Is The Face You See In The Mirror Really Yours? The Concept of the Reference Face
The concept of the reference face reveals why the face we carry in our minds often refuses to age with us, and why growing older can feel like becoming a stranger to ourselves.
What do you see when you look in the mirror in the morning? Most of the time, you may have noticed a subtle gap between the face you see and the face you somehow expect to see. That expected face is exactly what sociologist David Le Breton describes with the concept of the reference face.
What Is The Reference Face?
The reference face is the internalized image of your own face that lives in your mind. When you think of your own face, the clear, crystallized image that appears before your eyes, almost like a frozen photograph, is your reference face. For you, it is the face that functions as the standard, the one true version. Whenever you think of yourself, this is the face that returns automatically.
What is striking is this: the reference face usually belongs to our youth.
The Cruel Game Of Time
Even as the years pass, that image remains alive in the mind. When you study an old photograph or look at your reflection in the mirror, you are unconsciously comparing yourself to this reference face all the time.
Do you know what first reminds us that we are getting older? It is precisely this comparison. The growing distance between the reference face and our present appearance. That comparison is often made with nostalgia, sadness, and sometimes even disbelief.
“When did these wrinkles appear?”
“Had my hair really turned this white?”
“When did these lines under my eyes get this deep?”
What we are really asking is this: When did I change this much?
Plastic Surgery And The Desire To Return To The Reference Face
One of the most common reasons people turn to plastic surgery is the desire to return to that reference face. They want to recover that “former self,” that “real self.”
But this is ultimately a futile effort.
Because the reference face is not just a physical appearance. It is also a trigger for a version of the self remembered in the most favorable light. The thought that “I was happier then, stronger then, freer then” is one of the psychological reasons we cling so tightly to that earlier face.
The Face That Lives In The Eyes Of Others
There is another powerful force that keeps the reference face alive: the people who remember us through it.
Think about it.
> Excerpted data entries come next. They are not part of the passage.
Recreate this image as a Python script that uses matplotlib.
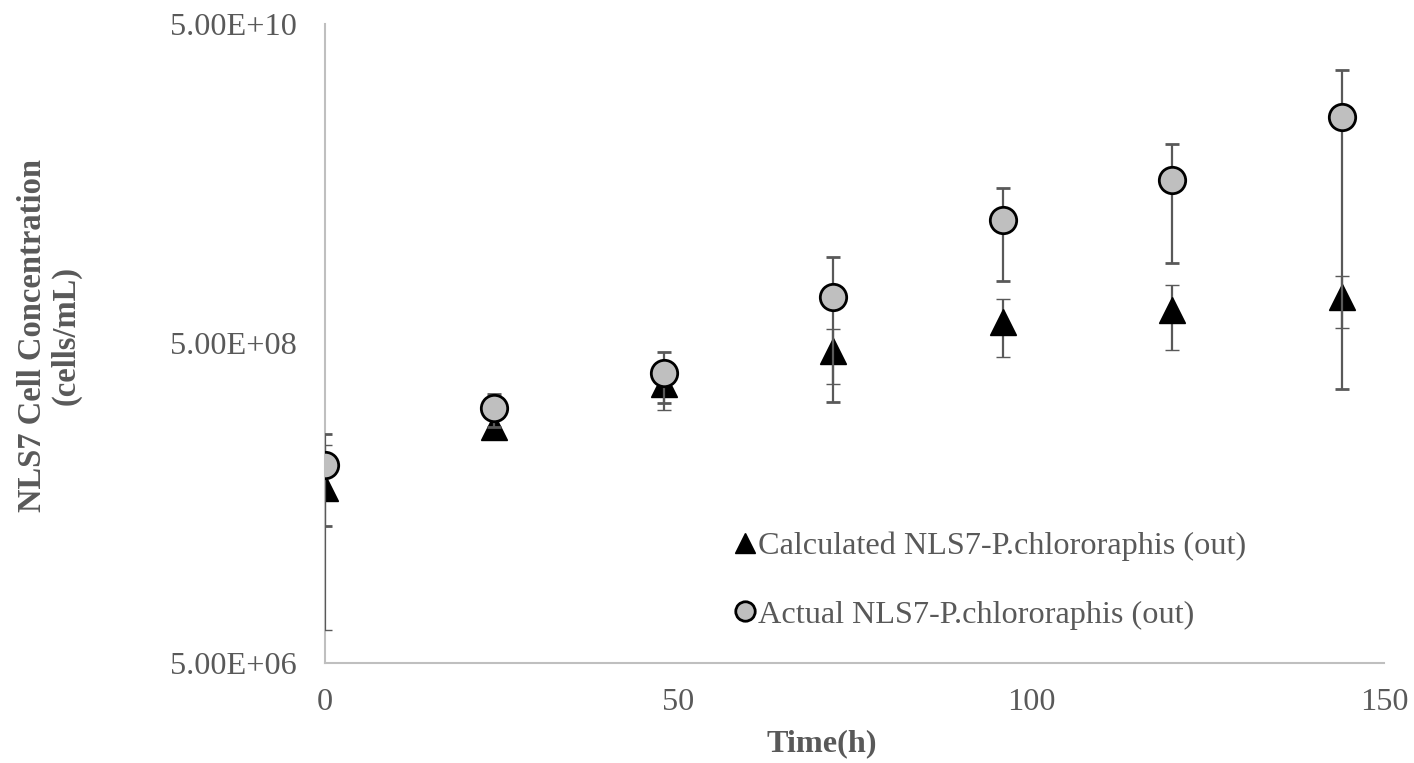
import numpy as np
import matplotlib
matplotlib.use("Agg")
import matplotlib.pyplot as plt
from matplotlib.lines import Line2D
from matplotlib.ticker import FixedLocator, FuncFormatter, NullLocator

plt.rcParams["font.family"] = ["Liberation Serif", "DejaVu Serif"]

# Time points (h)
time_h = [0, 24, 48, 72, 96, 120, 144]

# Calculated NLS7-P.chlororaphis (out), cells/mL, with error
calc_vals = [6.2e7, 1.49e8, 2.8e8, 4.46e8, 6.8e8, 8.05e8, 9.7e8]
calc_err = [5.4e7, 2.0e7, 9.0e7, 1.66e8, 2.7e8, 3.5e8, 3.46e8]

# Actual NLS7-P.chlororaphis (out), cells/mL, with error
act_vals = [8.6e7, 1.96e8, 3.26e8, 9.75e8, 2.95e9, 5.26e9, 1.31e10]
act_err = [5.0e7, 4.6e7, 1.15e8, 7.6e8, 1.72e9, 3.66e9, 1.284e10]

labels = ["Calculated NLS7-P.chlororaphis (out)",
          "Actual NLS7-P.chlororaphis (out)"]
y_ticks = [5e6, 5e8, 5e10]
x_ticks = [0, 50, 100, 150]

text_col = "#595959"
axis_col = "#BFBFBF"
fs = 23.2

fig = plt.figure(figsize=(14.14, 7.63), dpi=100)
ax = fig.add_axes([0.2298, 0.1314, 0.7490, 0.8371])

ax.errorbar(time_h, calc_vals, yerr=calc_err, fmt="^", color="black",
            markersize=19, markeredgecolor="black", markeredgewidth=1.0,
            ecolor=text_col, elinewidth=1.6, capsize=5, capthick=1.6,
            zorder=3)
ax.errorbar(time_h, act_vals, yerr=act_err, fmt="o", color="#BFBFBF",
            markersize=19, markeredgecolor="black", markeredgewidth=2.0,
            ecolor=text_col, elinewidth=1.6, capsize=5, capthick=1.6,
            zorder=4)

ax.set_yscale("log")
ax.set_ylim(5e6, 5e10)
ax.set_xlim(0, 150)
ax.yaxis.set_major_locator(FixedLocator(y_ticks))
ax.yaxis.set_minor_locator(NullLocator())
ax.yaxis.set_major_formatter(FuncFormatter(
    lambda v, p: "{:.2E}".format(v)))
ax.xaxis.set_major_locator(FixedLocator(x_ticks))

ax.tick_params(axis="both", length=0, labelsize=fs, colors=text_col)
ax.tick_params(axis="y", pad=20)
ax.tick_params(axis="x", pad=18)

for s in ["top", "right"]:
    ax.spines[s].set_visible(False)
for s in ["left", "bottom"]:
    ax.spines[s].set_color(axis_col)
    ax.spines[s].set_linewidth(1.5)

ax.set_xlabel("Time(h)", fontsize=fs, fontweight="bold", color=text_col)
ax.xaxis.set_label_coords(0.469, -0.104)
ax.set_ylabel("NLS7 Cell Concentration\n(cells/mL)", fontsize=23.5,
              fontweight="bold", color=text_col, linespacing=1.1)
ax.yaxis.set_label_coords(-0.230, 0.513)

# legend handles without error bars
handles = [
    Line2D([], [], linestyle="none", marker="^", markersize=15,
           color="black", markeredgecolor="black"),
    Line2D([], [], linestyle="none", marker="o", markersize=14,
           color="#BFBFBF", markeredgecolor="black", markeredgewidth=2.0),
]
leg = fig.legend(handles, labels, loc="center left",
                 bbox_to_anchor=(0.497, 0.239), frameon=False,
                 fontsize=fs, handletextpad=0.0, labelspacing=1.2,
                 handlelength=0.8, borderpad=0.4)
for t in leg.get_texts():
    t.set_color(text_col)

fig.savefig("out.png", dpi=100)
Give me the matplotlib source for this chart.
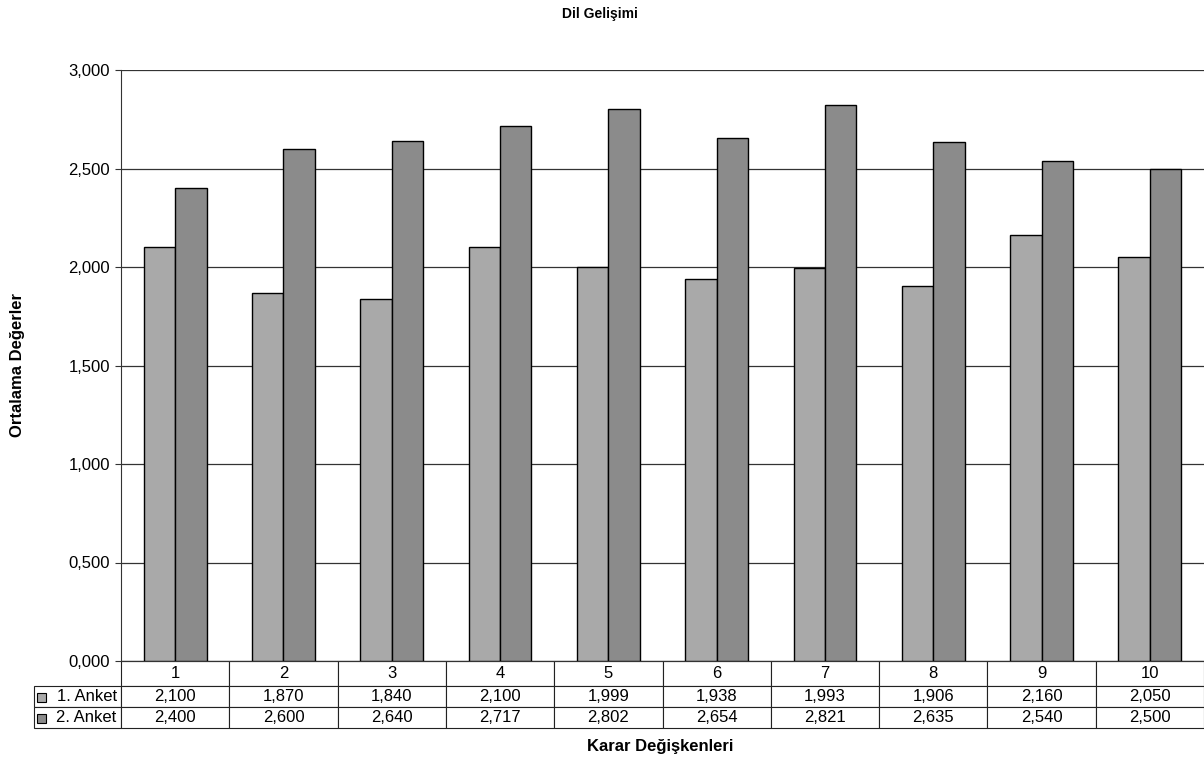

Your mother may still remember you as you were in your twenties. An old friend may still picture your smiling, energetic, younger face when they close their eyes. Your partner may still carry the image of the person they first met.
Family, friends, lovers. Over the years, all the people in whom we invest emotionally, and who invest emotionally in us, begin to function like a kind of mirror. The face of ours that continues to live in their eyes helps sustain our reference face.
A Double Loss
But as we grow older, we are forced to confront a painful truth. The distance between the reference face and our current appearance keeps widening. And the people who remember that face gradually disappear from our lives.
This double loss intensifies the feeling that the reference face is slipping away. We experience physical change, but we also lose the witnesses who once knew us in that earlier form.
A Revolt Against Impermanence
Everything in life is temporary, including life itself. Our appearances, our bodies, our faces. They all change, transform, and age. And yet the human mind sometimes wants to stop that process. On an unconscious level, it wants to resist death, freeze time, remain in that one moment.
Perhaps the reference face is one reflection of this inner conflict. It is the search for an unchanging self. It is the image we hold onto so that we can still say, “I am still me.”
Final Thoughts
The concept of the reference face tells us a great deal about ourselves. It speaks to our identity, our fear of aging, our resistance to change, and ultimately our difficulty in accepting mortality.
Perhaps understanding this concept can help us become a little more compassionate toward ourselves. Instead of looking in the mirror and thinking, “You used to be more beautiful,” perhaps we can learn to say, “I am still myself in every version of my face.”
Because in the end, the most beautiful face we have is always the one we wear now. It is the face that carries every experience we have lived through, every sorrow, every joy, every smile. It is the face that tells our story.